The boys — two aged 13 and one 12 — were arrested on Monday and indicted on Tuesday.

On Wednesday, Macron’s office said the president asked French Education Minister Nicole Belloubet “to organize a discussion in all schools on the fight against antisemitism and racism, to prevent hate speech with serious consequences from infiltrating schools.”

The rape of the unnamed 12-year-old girl has caused outrage throughout France and among the Jewish community.

Elie Korchia, president of France’s Central Israelite Consistory, told BFM TV that the girl was raped “because she is Jewish,” adding, “We have never seen antisemitism that extends so far in all areas of life.”

Courbevoie Mayor Jacques Kossowski echoed that sentiment in a statement released on X/Twitter, saying, “The rape was carried out with antisemitic intent.”

Eric Ciotti, leader of Les Républicains, also condemned the “rise of antisemitism” in France, which he argued was “fueled by the alliance of the far left.” He added that “we must act as a bulwark” against antisemitism.

Marine Le Pen, leader of the right-wing National Rally party, decried the rape on social media.
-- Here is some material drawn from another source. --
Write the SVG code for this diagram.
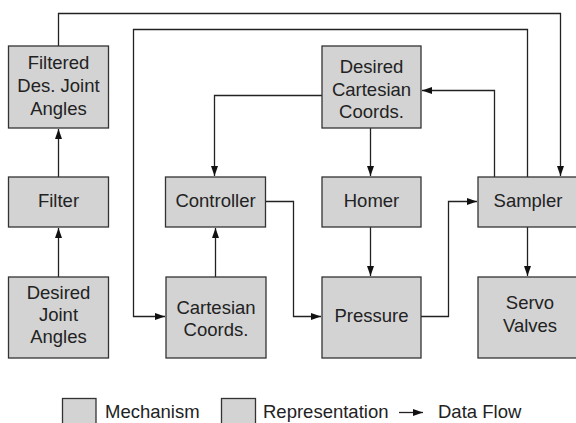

She noted “the explosion of antisemitic acts” in France since Oct. 7.

The recent gang-rape came amid a record surge of antisemitism in France in the wake of Hamas’ Oct. 7 massacre across southern Israel. Antisemitic outrages rose by over 1,000 percent in the final three months of 2023 compared with the previous year, with over 1,200 incidents reported — greater than the total number of incidents in France for the previous three years combined.

In April, a Jewish woman was beaten and raped in a suburb of Paris as “vengeance for Palestine.”